Изменить размер шрифта - +
Мне надо лечь в постель… а не летать! — И он вдруг расплакался.

Я встал.

— Спи, старина! — сказал я, затем снял с дяди одеяло, расстелил на земле и снова его закутал.

— Все это, может быть, и прекрасно, — протестовал он, — но я не так молод, чтобы…

— Подними голову, — прервал я и положил ему под голову рюкзак.

— Они нас поймают — все равно, что здесь, что в гостинице, — пробормотал он и затих.

Спустя некоторое время я увидел, что он уснул. Он дышал с каким-то странным хрипом и то и дело кашлял. Я тоже окоченел и измучился и, возможно, задремал. Теперь я уже не помню. Помню только, что сидел возле дяди, казалось, целую вечность, слишком усталый, чтобы о чем-нибудь думать в этом песчаном безлюдье.

Никто к нам не подошел, ни одна живая душа, хотя бы собака. Наконец я взял себя в руки, понимая, что не стоит делать вид, будто в нашем появлении здесь нет ничего необычного, и мы поплелись по вязкому песку к ферме с таким трудом, словно все небо свинцовой тяжестью легло нам на плечи. Я старался говорить по-французски еще хуже, чем говорил на самом деле, чтобы казалось правдоподобным, что мы пешеходы из Биаррица, сбились с дороги и нас застигла ночь на побережье. Все обошлось как нельзя лучше, мы выпили спасительного кофе и раздобыли повозку, в которой добрались до небольшой железнодорожной станции. Дяде становилось все хуже. Я довез его до Байоны, где он отказался есть, и ему стало очень плохо; потом, дрожащего и обессилевшего, я повез его в пограничный городок Люзон Гар.
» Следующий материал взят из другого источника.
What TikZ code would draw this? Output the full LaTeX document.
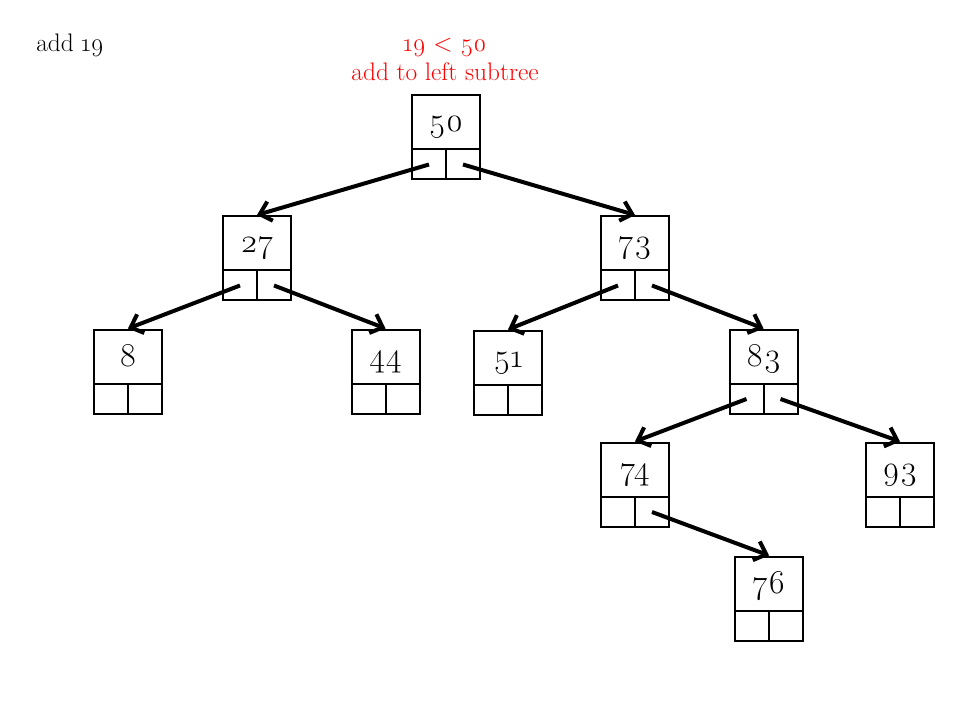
\documentclass[tikz,border=0pt]{standalone}
\usepackage{fontspec}
\setmainfont{Latin Modern Roman}[Numbers=OldStyle]
\usetikzlibrary{arrows.meta,calc}

% A search-tree node: key cell on top, two child-pointer cells below.
% #1 name, #2 x, #3 y (centre), #4 key
\newcommand\bstnode[4]{%
  \node[keybox] (#1) at (#2,#3) {};
  \node[keylabel] (#1-key) at ($(#1.north)+(0,38)$) {#4};
  \draw[cellline] ($(#1.south west)+(0,-31)$) -- ($(#1.south east)+(0,-31)$);
  \draw[cellline] (#1.south) -- ($(#1.south)+(0,-31)$);
  \coordinate (#1-l) at ($(#1.south)+(-17,-15.5)$);
  \coordinate (#1-r) at ($(#1.south)+(17,-15.5)$);
}

\begin{document}
\begin{tikzpicture}[x=0.75pt,y=-0.75pt,
  keybox/.style={draw,line width=1.5pt,minimum width=51pt,minimum height=63pt,inner sep=0pt},
  cellline/.style={line width=1.5pt},
  keylabel/.style={anchor=base,inner sep=0pt,font=\fontsize{25}{29}\selectfont},
  link/.style={line width=3pt,-{Straight Barb[length=8pt,width=15pt]}},
  note/.style={inner sep=0pt,anchor=base,font=\fontsize{19}{23}\selectfont}]
\useasboundingbox (0,0) rectangle (960,720);

% captions
\node[note,anchor=base west] (task) at (36,52) {add 19};
\node[note,red] (cmp) at (445,52) {19 < 50};
\node[note,red] (rule) at (445,81) {add to left subtree};

% nodes
\bstnode{n50}{446}{137}{50}
\bstnode{n27}{257}{258}{27}
\bstnode{n73}{635}{258}{73}
\bstnode{n8}{128}{371.5}{8}
\bstnode{n44}{385.5}{371.5}{44}
\bstnode{n51}{508}{372.5}{51}
\bstnode{n83}{763.5}{371.5}{83}
\bstnode{n74}{635}{484.5}{74}
\bstnode{n93}{900}{484.5}{93}
\bstnode{n76}{769}{598.5}{76}

% child pointers
\draw[link] (n50-l) -- (n27.north);
\draw[link] (n50-r) -- (n73.north);
\draw[link] (n27-l) -- (n8.north);
\draw[link] (n27-r) -- (n44.north);
\draw[link] (n73-l) -- (n51.north);
\draw[link] (n73-r) -- (n83.north);
\draw[link] (n83-l) -- (n74.north);
\draw[link] (n83-r) -- (n93.north);
\draw[link] (n74-r) -- (n76.north);
\end{tikzpicture}
\end{document}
Я нашел скромную гостиницу с двумя небольшими спальнями, которую содержала приветливая женщина-баска. Я уложил дядю в постель и не отходил от него всю ночь; проспав часа два, он проснулся в жестокой лихорадке, бредил, проклинал Нийла и без конца твердил какие-то нескончаемые и непонятные цифры. Явно требовалось вмешательство врача — и утром врача позвали. Это был молодой человек из Монпелье, он только начинал практиковать, изъяснялся загадочно, употреблял модные медицинские термины, и толку от него было мало. Он говорил о холоде и простуде, гриппе и пневмонии и дал кучу подробнейших и сложных наставлений… Из всего этого я понял, что должен позаботиться о специальном уходе и больничных условиях. Во второй спальне я водворил сестру-монахиню, а себе снял комнату в четверти мили — в гостинице Порт де Люзон.

 

Обыкновенно он сидел, прислонясь к подушкам, — так ему легче было дышать. Уснуть ему почти не удавалось.

Смутно вспоминаю бессонные ночи, утренние часы и дни, проведенные у его кровати, помню, как суетилась монахиня, кроткая и добрая и такая беспомощная, и какие невообразимо грязные были у нее ногти. Всплывают и исчезают и другие фигуры, но чаще всех доктор — молодой человек, совсем в стиле рококо, с тонкими восковыми чертами лица, маленькой заостренной бородкой, длинными черными вьющимися волосами, огромным, как у какого-нибудь поэтишки, галстуком и в костюме для велосипедной езды. Непонятно почему, ясно и отчетливо остались в памяти хозяйка гостиницы и семья испанцев, которые опекали меня, готовили мне совершенно изумительные обеды, супы и салаты, цыплят и необыкновенные сласти. Все они были милые, симпатичные люди. И все время я старался незаметно раздобывать английские газеты.

Эти мои воспоминания связаны прежде всего с дядюшкой.

Я старался показать, каким он был во все периоды своей жизни, — молодой аптекарь в Уимблхерсте, захудалый фармацевт на Тотенхем-Корт-роуд, авантюрист в пору рождения Тоно Бенге, нелепый, самоуверенный плутократ. А теперь мне предстоит рассказать, как изменился он, когда на него надвинулась тень близкой смерти: я вижу чужое, заросшее бородой лицо с обвислой кожей, желтое, блестящее от пота, широко раскрытые и тусклые глаза, тонкий, заострившийся нос.